Audio/Video: The Last Island (1990) arrives on region-free Blu-ray from Cult Epics in 1080p HD framed in 1.78:1 widescreen from Cult Epics, sourced from a 2K scan of the only existing English-language 35mm print of the film. The source showcases some filmic blemish by way of speckles, nicks, scrapes and scratches, they're quite evident in spots, but depth, clarity and colors are actually quite nice. Darker scenes are not as refined as something from OCN would have offered but are adequate. Audio comes by way of English LPCM 2.0 Stereo or English DTS-HD MA 2.0 Stereo with optional English subtitles. Both tracks have solid fidelity, there's a bit of source related issues that effect audio levels but nothing that was overly problematic. Sounds of waves, island wildlife, snaps of gunfire, roaring fire and the atmospheric score from Boudewijn Tarenskeen (Looking For Eileen) sound  solid. 

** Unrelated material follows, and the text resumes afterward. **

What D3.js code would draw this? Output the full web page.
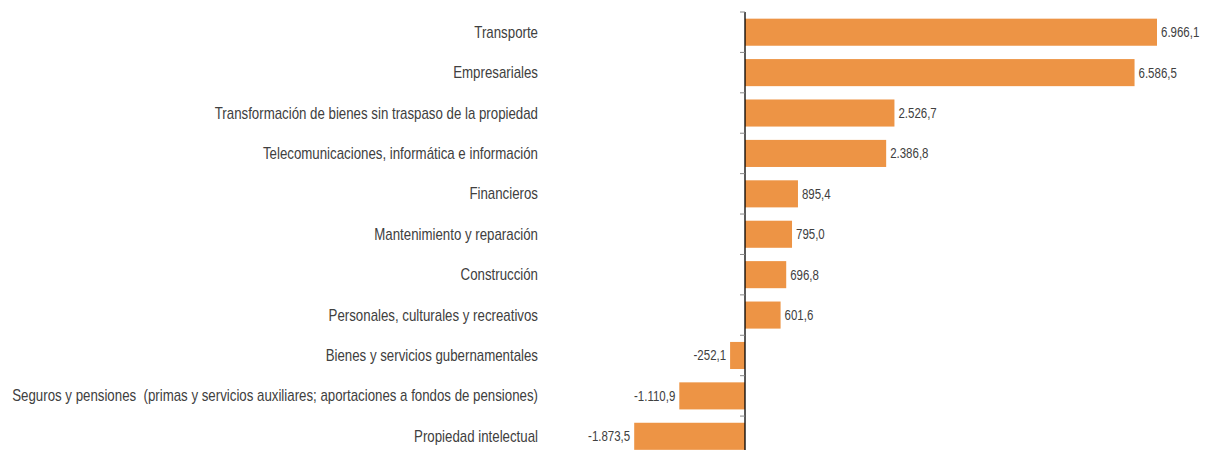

Cult Epics compliment the film with some solid bonus materials starting off with a brief 1-min Introduction by producer Dick Maas; then onto an Audio Commentary by Film Scholar Peter Verstraten that gets heavily into the production of the film, the Trinidad and Tobago locations; the cast and crew, and much more. We also get a 12-min archival Interview with Political Columnist Annemarie Grewel (Cinema 3, 1990) who interviews Morris; 17-min of Behind the Scenes of The Last Island; the 4-min Original Dutch Theatrical Trailer; a Promotional Gallery; and a selection of Cult Epics Trailers. The single disc release arrives in a clear keepcase with a Double-Sided Sleeve of Artwork.
Special Features: 
- 2K HD Transfer (from original 35mm print) & Restoration
- Introduction by producer Dick Maas (1 min) 
- Audio Commentary by Film Scholar Peter Verstraten 
- Interview with Political Columnist Annemarie Grewel (Cinema 3, 1990) (12 min) 
- Behind the Scenes (17 min) 
- Original Dutch Theatrical Trailer (4 min) 
- Promotional Gallery
- Cult Epics Trailers
- Reversible Sleeve of Artwork 

The Last Island (1990) is currently available as a standalone Blu-ray or as part of the Marleen Gorris Trilogy Collection from Cult Epics.